• Current state assessment
  • Developing a dashboard to help management achieve cost and customer service objectives
  • Unit cost benchmarking
  • Cost management
  • Achieving customer service KPIs
  • Regulation

Water utility

Advice to develop unit cost data and benchmarks

To improve customer service in the industry, the water regulator placed a significant portion of service providers’ revenue at risk to performance against Customer KPIs. Our client, which had been bought by a Private Equity house as a long-term cash generating asset with a focus on maximising cash flow, had a new and additional challenge – how to improve customer service and cash flow, while overcoming limited visibility of the cost and operational levers that it needed. David acted as a subject matter expert on the team putting in place operational reporting to provide the missing visibility and enable these challenges to be met.
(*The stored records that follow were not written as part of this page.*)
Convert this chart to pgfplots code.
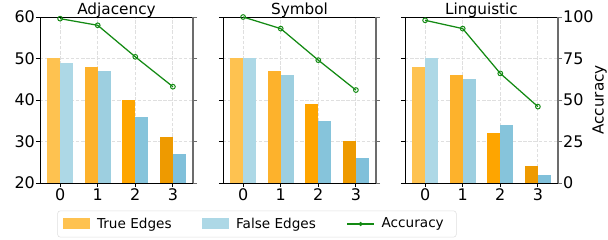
\documentclass[border=0pt]{standalone}
\usepackage{pgfplots}
\pgfplotsset{compat=1.18}
\usepackage{fontspec}
\setmainfont{DejaVu Sans}
\definecolor{oa}{HTML}{FEC250}
\definecolor{ob}{HTML}{FDB22C}
\definecolor{oc}{HTML}{FEA500}
\definecolor{od}{HTML}{EE9A00}
\definecolor{ba}{HTML}{ADD8E6}
\definecolor{bb}{HTML}{9DCFE0}
\definecolor{bc}{HTML}{86C4DB}
\definecolor{bd}{HTML}{80C0DA}
\definecolor{accg}{HTML}{138A13}
\definecolor{accf}{HTML}{5CB85C}
\newcommand\pair[5]{%
  \addplot[ybar,bar width=0.35,bar shift=-0.175,fill=#2,draw=none,forget plot] coordinates {(#1,#4)};
  \addplot[ybar,bar width=0.35,bar shift=0.175,fill=#3,draw=none,forget plot] coordinates {(#1,#5)};}
\pgfplotsset{
  common/.style={scale only axis, width=110.16pt, height=119.52pt,
    xmin=-0.535, xmax=3.535, xtick={0,1,2,3},
    tick align=outside, major tick length=3pt,
    tick style={black, line width=0.6pt},
    axis line style={line width=0.6pt},
    tick label style={font=\fontsize{11.5}{13}\selectfont},
    yticklabel style={inner xsep=0.5pt},
    xticklabel style={inner ysep=1pt},
    /pgf/number format/assume math mode=true,
    anchor=south west},
  panel/.style={common, ymin=20, ymax=60, ytick={20,30,40,50,60},
    xtick pos=bottom, ytick pos=left,
    grid=major, grid style={dash pattern=on 2.5pt off 1.2pt, gray!25, line width=0.6pt},
    every axis title/.style={at={(axis description cs:0.5,1)}, anchor=base,
      yshift=2pt, font=\fontsize{11}{13}\selectfont}},
  acc/.style={common, ymin=0, ymax=100, ytick={0,25,50,75,100},
    axis x line=none, axis y line*=right, clip=false,
    y axis line style={draw=gray!85!black, line width=1.1pt},
    ytick style={gray!85!black, line width=0.6pt}},
  accline/.style={color=accg, line width=0.9pt, mark=o, mark size=1.7pt,
    mark options={fill=accf, line width=0.7pt}},
}
\begin{document}
\begin{tikzpicture}
\path[use as bounding box] (0,0) rectangle (437.76pt,172.8pt);
% ---------- Adjacency ----------
\begin{axis}[panel, at={(28.8pt,41.04pt)}, title={Adjacency},
  legend columns=3,
  legend style={at={(1.418,-0.247)}, anchor=center, draw=gray!25, rounded corners=2pt,
    font=\fontsize{9.8}{11}\selectfont, inner xsep=4pt, inner ysep=3pt,
    /tikz/every even column/.append style={column sep=17pt},
    nodes={inner xsep=5pt}}]
\addlegendimage{legend image code/.code={\fill[draw=none, sharp corners, fill=oa] (0pt,-3.8pt) rectangle (19.4pt,4.2pt);}}
\addlegendentry{True Edges}
\addlegendimage{legend image code/.code={\fill[draw=none, sharp corners, fill=ba] (0pt,-3.8pt) rectangle (19.4pt,4.2pt);}}
\addlegendentry{False Edges}
\addlegendimage{legend image code/.code={\draw[accg, sharp corners, line width=0.9pt] (0pt,0pt) -- (19.4pt,0pt);
  \fill[accg] (9.7pt,0pt) circle (1.3pt);}}
\addlegendentry{Accuracy}
\pair{0}{oa}{ba}{50}{49}
\pair{1}{ob}{bb}{48}{47}
\pair{2}{oc}{bc}{40}{36}
\pair{3}{od}{bd}{31}{27}
\node[rotate=90, inner sep=0pt, font=\fontsize{11}{13}\selectfont] at (rel axis cs:-0.2,0.5) {Value};
\end{axis}
\begin{axis}[acc, at={(28.8pt,41.04pt)}, yticklabels={}]
\addplot[accline] coordinates {(0,99) (1,95) (2,76) (3,58)};
\end{axis}
% ---------- Symbol ----------
\begin{axis}[panel, at={(160.56pt,41.04pt)}, title={Symbol}, yticklabels={}]
\pair{0}{oa}{ba}{50}{50}
\pair{1}{ob}{bb}{47}{46}
\pair{2}{oc}{bc}{39}{35}
\pair{3}{od}{bd}{30}{26}
\end{axis}
\begin{axis}[acc, at={(160.56pt,41.04pt)}, yticklabels={}]
\addplot[accline] coordinates {(0,100) (1,93) (2,74) (3,56)};
\end{axis}
% ---------- Linguistic ----------
\begin{axis}[panel, at={(291.6pt,41.04pt)}, title={Linguistic}, yticklabels={}]
\pair{0}{oa}{ba}{48}{50}
\pair{1}{ob}{bb}{46}{45}
\pair{2}{oc}{bc}{32}{34}
\pair{3}{od}{bd}{24}{22}
\end{axis}
\begin{axis}[acc, at={(291.6pt,41.04pt)}]
\addplot[accline] coordinates {(0,98) (1,93) (2,66) (3,46)};
\node[rotate=90, inner sep=0pt, font=\fontsize{11}{13}\selectfont] at (rel axis cs:1.272,0.5) {Accuracy};
\end{axis}
\end{tikzpicture}
\end{document}
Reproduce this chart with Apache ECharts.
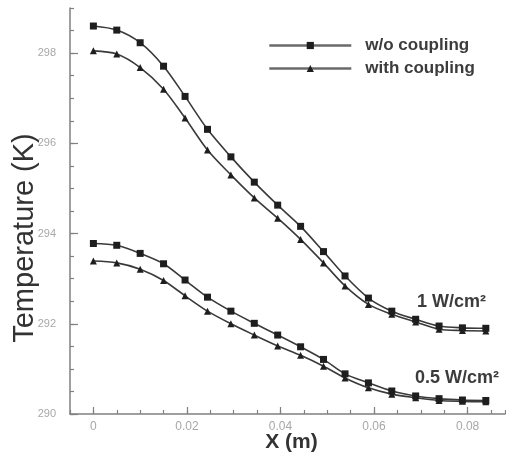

The PwC team developed a balanced scorecard for reporting, including requirements for new granularity on the unit costs of processing customer contact and service level reporting. David worked with the client team to develop methods to generate unit cost data per customer service transaction. These were developed using the average time to process each item, using the average time to process, captured from a variety of sourced identified by David, and the cost per productive minute of front line staff that processed the customer service workload. This approach allowed two forms of benchmarking and operational control, firstly using cost per productive minute allowed internal and external benchmarking to assess efficiency of resources and resource management. Secondly, processing times allowed both scrutiny of the steps in each process to identify savings and comparison to other organisations for similar tasks.

David’s work helped the client identify how much ‘fat’ was within its existing cost base, facilitating the development of performance improvement initiatives, the benefits of which could be used to fund both shareholder demands for EBITDA and initiatives to ensure customer experience was improved to reduce the risk of regulatory fines.